Sylvain-Moizie est ensuite emmené au sous-sol et découvre les geôles du commissariat de Strasbourg. Il décrit une cellule « de deux mètres sur trois, avec des excréments partout sur les murs. Il y a des toilettes mais pas de papier. Une planche en bois permet d’essayer de dormir. Une lumière passe constamment à travers la porte, de sorte qu’on ne peut pas faire de différence entre le jour et la nuit. Il faut demander pour boire de l’eau ou se laver les mains et ils mettent parfois une heure à te répondre. »

(Dessin Sylvain-Moizie)

Ici aussi, le dessinateur comprend qu’il ne sert à rien de demander des explications. Alors il essaye de passer le temps au mieux. Quelques exercices et des étirements pour diminuer le stress. Sylvain-Moizie cogite sans cesse dans sa cellule. Il tente de comprendre ce qui l’a amené ici. La nuit est atroce. Il n’arrive pas à dormir. Dans la cellule voisine, une femme en état d’ivresse crie sans s’arrêter, « police fils de pute ! ».

« Une grosse erreur de discernement »

Il faut attendre le lendemain vers 11 heures, pour qu’un autre policier vienne enfin à la rencontre de Sylvain-Moizie en demandant : « Vous avez besoin de vos béquilles (ces dernières ont été gardées à l’extérieur de la cellule, ndlr) et votre fille est restée seule sur la place ? » Le dessinateur confirme et éclate en sanglots : « Oui, on a laissé une petite fille pleurer seule sous la pluie campée au même endroit ! » Le policier regrette d’emblée « une grosse erreur de discernement » avant de l’auditionner et de le laisser repartir. Jeudi 17 décembre, cinq jours plus tard, le Strasbourgeois n’a toujours aucun document indiquant le motif exact de son interpellation.

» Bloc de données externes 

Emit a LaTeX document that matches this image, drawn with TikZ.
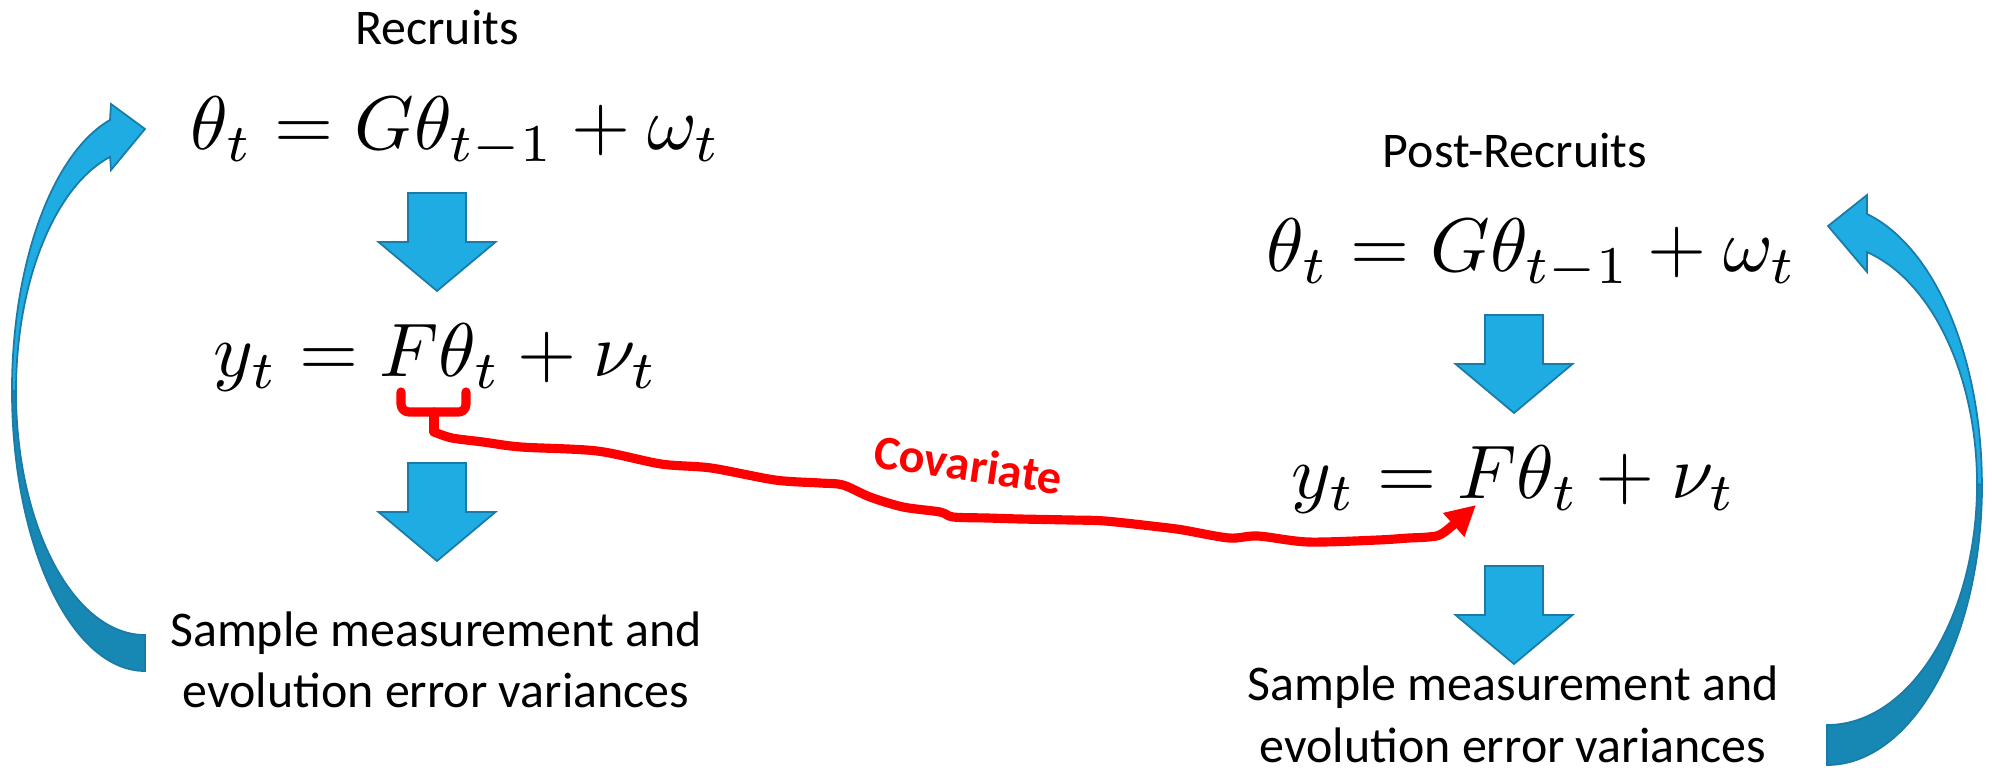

Suite à cette garde à vue de 20 heures, Sylvain-Moizie reçoit un appel de la Direction Départementale de la Sécurité Publique (DDSP) du Bas-Rhin. La DDSP accepte la demande de la mère, qui a proposé de faire visiter le commissariat avec Adèle. Cette dernière a ainsi découvert les locaux de police avec sa mère Marie, mercredi 16 décembre. « On sentait qu’ils étaient emmerdés avec cette histoire. Apparemment il y a eu un problème de communication entre le premier gendarme qui a fouillé et son chef », raconte Marie. Sa fille de 12 ans ajoute une autre explication entendue : « Apparemment, ils avaient peur que des parties rivales viennent se battre (sans doute lié à l’affrontement provoqué par des hooligans néonazis le 29 novembre, ndlr), donc ils avaient une consigne exceptionnelle pour embarquer en cas de doute. »

(Dessin Sylvain-Moizie)

Sur un gobelet, « votre sécurité, c’est notre priorité »

Sur la table de la cuisine, Adèle a posé les petits cadeaux reçus suite à la visite du commissariat : un beau livre de photos intitulé « La police », un policier en forme de porte-clé, un sac en tissu « devenirpolicier.fr », une gomme, des stylos et un gobelet « Votre sécurité, c’est notre priorité ». Mais la collégienne ne compte pas devenir policière. Elle préférerait devenir une « Arsène Lupine ».

Sylvain-Moizie s’estime victime d’un abus de pouvoir et d’une mise en danger de la vie d’autrui : « Me mettre en garde à vue était absurde, laisser ma fille de 12 ans seule dehors était inadmissible. »

La Direction départementale de la sécurité publique du Bas-Rhin n’a pas souhaité répondre à nos questions.